Servidores demoraram quatro minutos para tentar controlar as chamas. Alguns são flagrados por câmera passeando tranquilamente durante incêndio
A Delegacia Estadual de Investigações de Homicídios (DIH) concluiu inquérito policial que apurou a morte dos dez adolescentes queimados vivos no 7º Batalhão da Polícia Militar do Estado, onde funciona o Centro de Internação Provisória (CIP), em 25 de junho deste ano.
O delegado Hellyton Carvalho, que presidiu as investigações, explicou no final da manhã desta segunda-feira (27/8) que a demora de pelo menos quatro minutos na intervenção no fogo sustentou o indiciamento por homicídio culposo – quando alguém mata outro sem que tivesse intenção, mesmo assim sabendo dos riscos que levem a vítima à morte.
Conforme ouviu de servidores nos depoimentos, Daniel Freitas, de 18 anos, teria colocado fogo. “Na ambulância, o adolescente Daniel [Paulo de Souza, de 15 anos], contou quem foi que ateou fogo.” Logo depois, os jovens se arrependeram e começaram a gritar: “Socorro, educador.”
O monitoramento interno a que se baseou o delegado para o indiciamento mostra o momento em que um dos adolescentes internados no CIP se preparava para distribuir o almoço quando ele vê o fogo, pede ajuda, mas os servidores passam de um lado para outro e não fazem nada.
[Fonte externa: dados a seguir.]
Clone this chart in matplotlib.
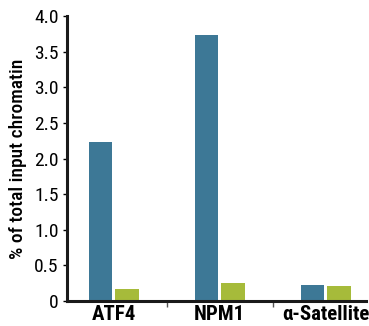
import matplotlib
matplotlib.use("Agg")
import matplotlib.pyplot as plt
from matplotlib import font_manager
import numpy as np

# data
targets = ["ATF4", "NPM1", "α-Satellite"]
antibody = [2.23, 3.74, 0.23]
control_igg = [0.17, 0.25, 0.21]
y_ticks = [0, 0.5, 1.0, 1.5, 2.0, 2.5, 3.0, 3.5, 4.0]
y_tick_labels = ["0", "0.5", "1.0", "1.5", "2.0", "2.5", "3.0", "3.5", "4.0"]

# pick a narrow sans if one is installed
names = {f.name for f in font_manager.fontManager.ttflist}
narrow = None
for cand in ["Liberation Sans Narrow", "Roboto Condensed", "Open Sans Condensed",
             "Noto Sans Condensed", "DejaVu Sans Condensed"]:
    if cand in names:
        narrow = cand
        break
if narrow:
    plt.rcParams["font.family"] = [narrow, "DejaVu Sans"]
else:
    plt.rcParams["font.family"] = ["DejaVu Sans"]
    plt.rcParams["font.stretch"] = "condensed"

fig = plt.figure(figsize=(3.69, 3.26), dpi=100)
ax = fig.add_axes([0.1816, 0.0767, 0.81, 0.874])

x = np.arange(len(targets))
w = 0.22
ax.bar(x - 0.125, antibody, width=w, color="#3d7896")
ax.bar(x + 0.125, control_igg, width=w, color="#a6bb3a")

ax.set_xlim(-0.44, 2.38)
ax.set_ylim(0, 4.0)
ax.set_yticks(y_ticks)
ax.set_yticklabels(y_tick_labels, fontsize=14)
ax.set_xticks(x)
ax.set_xticklabels(targets, fontsize=15, fontweight="bold")
ax.tick_params(axis="x", length=0, pad=3)
ax.set_xticks([0.5, 1.5], minor=True)
ax.tick_params(axis="x", which="minor", length=4, width=1, color="#555555")
ax.tick_params(axis="y", length=3, width=1, pad=3)

for s in ["top", "right"]:
    ax.spines[s].set_visible(False)
for s in ["left", "bottom"]:
    ax.spines[s].set_linewidth(2.2)
    ax.spines[s].set_color("#1a1a1a")

ax.set_ylabel("% of total input chromatin", fontsize=14, fontweight="medium", labelpad=5)

fig.savefig("out.png", dpi=100)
É o jovem que tenta salvar os colegas. Enquanto a coordenadora do CIP, Sany Silvano Nogueira, enche o balde, é o adolescente que tenta apagar as chamas.
O Portal Dia Online conversou com os familiares dos dez adolescentes em uma reportagem exclusiva.
Em um determinado momento, um pedagogo da unidade sorri da situação. Ele, contudo, não será responsabilizado pela omissão de socorro porque, em tese, não é obrigado a combater incêndio.
Apenas depois de quatro minutos de o adolescente que ajudava a entregar o almoço ter alertado que servidores começam a jogar água.
No inquérito policial de 2 mil páginas, o delegado conclui que o incêndio foi provocado pelos adolescentes do Alojamento 1 por causa de um remanejamento para outro dentro do próprio CIP.
“Os Bombeiros foram chamados penas 17 minutos depois e, quando chegaram, o fogo já estava controlado. É possível concluir que, caso tivessem intervido antes de quatro minutos, possivelmente a tragédia não teria a dimensão que teve”, explicou o delegado Hellyton Carvalho. “Os Bombeiros militares ouvidos narraram que quando chegaram não havia sequer fumaça no CIP”, sustenta o policial.
Luciana Pereira Lopes, mãe de Lucas Rangel, uma das vítimas, conta que a administração do CIP colocou os familiares dentro de um auditório para anunciar os nomes dos mortos. “Eu perguntei sobre meu filho, a funcionária baixou a cabeça, passou por mim e não disse nada. Ninguém falou para mim que meu filho estava morto. Eles não me devolveram meu filho, eles devolveram um corpo carbonizado”, desabafa. “Eles disseram que resolveram tudo, mas é mentira. O homem da funerária perguntou se não ia me despedir do meu filho, porque o caixão dele teria que ser lacrado. Mas eu não quis ver. Eu quero justiça”.
Os laudos de monóxido de carbono estabeleceram que a quantidade da substância era ínfima, de 10%, quando para matar seria 50%. “Solicitamos ao Instituto Médico Legal (IML) os laudos. Duas delas morreram por inalação de gases irrespiráveis”, acrescenta o delegado.
Além da coordenadora geral Sany Silvano Nogueira, a Polícia Civil indiciou os agentes de segurança Alexandre Trindade Rodrigues, Cláudio Júnio Souza, Edigar Souza de Oliveira, Weslei Anderson Vieira da Silva; e, ainda, os educadores Antônia de Jesus Santo, Benedita Fernandes Moreira, Cristiane de Almeida Porto, Jéssyca Grilo Lopes, Lívia Cardoso Cunha de Melo, Maria Helena Mendonça Moreira, Marise Gomes da Silva, Rosimeire Socorro dos Santos Rocha.